Source material start

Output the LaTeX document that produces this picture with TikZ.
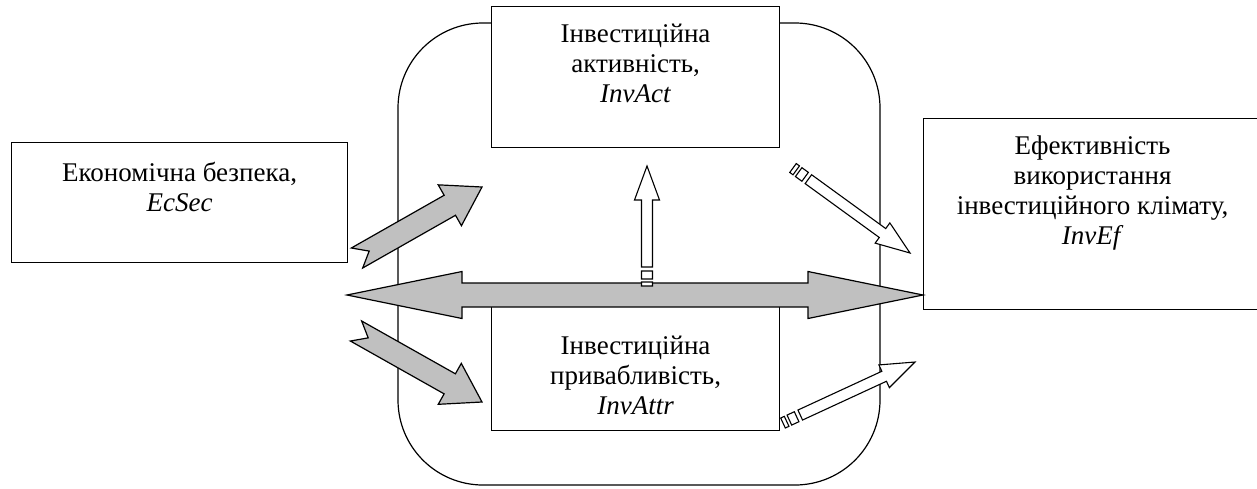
\documentclass[tikz,border=0pt]{standalone}
\usepackage{fontspec}
\setmainfont{Liberation Serif}
\usepackage{tikz}
\usetikzlibrary{calc}

\definecolor{arrgrey}{HTML}{C0C0C0}

% block arrow laid from #2 to #3, outline #4 in local units (x along the arrow, \arrlen long)
\newcommand\alongarrow[4]{%
  \pgfpointdiff{\pgfpointanchor{#2}{center}}{\pgfpointanchor{#3}{center}}%
  \pgfgetlastxy\arrdx\arrdy
  \pgfmathsetmacro\arrlen{veclen(\arrdx,\arrdy)}%
  \pgfmathsetmacro\arrang{atan2(\arrdy,\arrdx)}%
  \draw[#1, shift={(#2)}, rotate=\arrang] #4;
}
\newcommand\notchshape{(0,-11.5) -- (\arrlen-37,-11.5) -- (\arrlen-37,-23.5) -- (\arrlen,0)
  -- (\arrlen-37,23.5) -- (\arrlen-37,11.5) -- (0,11.5) -- (14,0) -- cycle}
\newcommand\twoheadshape{(0,0) -- (115,-23.5) -- (115,-12) -- (\arrlen-115,-12) -- (\arrlen-115,-23.5)
  -- (\arrlen,0) -- (\arrlen-115,23.5) -- (\arrlen-115,12) -- (115,12) -- (115,23.5) -- cycle}
\newcommand\stripeshape{(0,-5.5) rectangle (4,5.5) (7,-5.5) rectangle (15,5.5)
  (19,-5.5) -- (\arrlen-34,-5.5) -- (\arrlen-34,-12.5) -- (\arrlen,0)
  -- (\arrlen-34,12.5) -- (\arrlen-34,5.5) -- (19,5.5) -- cycle}

\begin{document}
\begin{tikzpicture}[x=1pt, y=-1pt, line width=1.2pt,
  box/.style={draw, fill=white, inner sep=0pt, anchor=north west},
  txt/.style={anchor=north, inner sep=0pt, align=center, font=\fontsize{27}{30}\selectfont},
  greyblock/.style={draw, fill=arrgrey, line join=miter},
  whiteblock/.style={draw, fill=white, line width=1.1pt, line join=miter}]
  \useasboundingbox (0,0) rectangle (1257,488);

  \node[draw, rounded corners=85pt, minimum width=482pt, minimum height=462pt] (frame) at (639,254) {};

  \node[box, minimum width=336pt, minimum height=120pt,
    label={[txt, yshift=-20pt]north:{Економічна безпека,\\\textit{EcSec}}}] (ecsec) at (11,142) {};
  \node[box, minimum width=288pt, minimum height=141pt,
    label={[txt, yshift=-17pt]north:{Інвестиційна\\активність,\\\textit{InvAct}}}] (invact) at (491,6) {};
  \node[box, minimum width=288pt, minimum height=130pt,
    label={[txt, yshift=-35pt]north:{Інвестиційна\\привабливість,\\\textit{InvAttr}}}] (invattr) at (491,300) {};
  \node[box, minimum width=338pt, minimum height=191pt,
    label={[txt, yshift=-17pt]north:{Ефективність\\використання\\інвестиційного клімату,\\\textit{InvEf}}}] (invef) at (923,118) {};

  % grey arrows
  \coordinate (secup) at (357,258);   \coordinate (actin) at (482,187);
  \coordinate (secdown) at (356,331); \coordinate (attrin) at (482,402);
  \coordinate (bothl) at (347,295);   \coordinate (bothr) at (invef.west |- bothl);
  \alongarrow{greyblock}{secup}{actin}{\notchshape}
  \alongarrow{greyblock}{secdown}{attrin}{\notchshape}
  \alongarrow{greyblock}{bothl}{bothr}{\twoheadshape}

  % white striped arrows
  \coordinate (midup) at (647,286);   \coordinate (actlow) at (647,166);
  \coordinate (actout) at (793,168);  \coordinate (efup) at (910,253);
  \coordinate (attrout) at (783,423); \coordinate (eflow) at (915,362);
  \alongarrow{whiteblock}{midup}{actlow}{\stripeshape}
  \alongarrow{whiteblock}{actout}{efup}{\stripeshape}
  \alongarrow{whiteblock}{attrout}{eflow}{\stripeshape}
\end{tikzpicture}
\end{document}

Source material end

- **Given instruction**
Write out the lines from the start of the material to the line with "rounded corners=85pt, minimum", inclusive and exactly. Skip the pictures.

- **Final result**
Output the LaTeX document that produces this picture with TikZ.
\documentclass[tikz,border=0pt]{standalone}
\usepackage{fontspec}
\setmainfont{Liberation Serif}
\usepackage{tikz}
\usetikzlibrary{calc}

\definecolor{arrgrey}{HTML}{C0C0C0}

% block arrow laid from #2 to #3, outline #4 in local units (x along the arrow, \arrlen long)
\newcommand\alongarrow[4]{%
  \pgfpointdiff{\pgfpointanchor{#2}{center}}{\pgfpointanchor{#3}{center}}%
  \pgfgetlastxy\arrdx\arrdy
  \pgfmathsetmacro\arrlen{veclen(\arrdx,\arrdy)}%
  \pgfmathsetmacro\arrang{atan2(\arrdy,\arrdx)}%
  \draw[#1, shift={(#2)}, rotate=\arrang] #4;
}
\newcommand\notchshape{(0,-11.5) -- (\arrlen-37,-11.5) -- (\arrlen-37,-23.5) -- (\arrlen,0)
  -- (\arrlen-37,23.5) -- (\arrlen-37,11.5) -- (0,11.5) -- (14,0) -- cycle}
\newcommand\twoheadshape{(0,0) -- (115,-23.5) -- (115,-12) -- (\arrlen-115,-12) -- (\arrlen-115,-23.5)
  -- (\arrlen,0) -- (\arrlen-115,23.5) -- (\arrlen-115,12) -- (115,12) -- (115,23.5) -- cycle}
\newcommand\stripeshape{(0,-5.5) rectangle (4,5.5) (7,-5.5) rectangle (15,5.5)
  (19,-5.5) -- (\arrlen-34,-5.5) -- (\arrlen-34,-12.5) -- (\arrlen,0)
  -- (\arrlen-34,12.5) -- (\arrlen-34,5.5) -- (19,5.5) -- cycle}

\begin{document}
\begin{tikzpicture}[x=1pt, y=-1pt, line width=1.2pt,
  box/.style={draw, fill=white, inner sep=0pt, anchor=north west},
  txt/.style={anchor=north, inner sep=0pt, align=center, font=\fontsize{27}{30}\selectfont},
  greyblock/.style={draw, fill=arrgrey, line join=miter},
  whiteblock/.style={draw, fill=white, line width=1.1pt, line join=miter}]
  \useasboundingbox (0,0) rectangle (1257,488);

  \node[draw, rounded corners=85pt, minimum width=482pt, minimum height=462pt] (frame) at (639,254) {};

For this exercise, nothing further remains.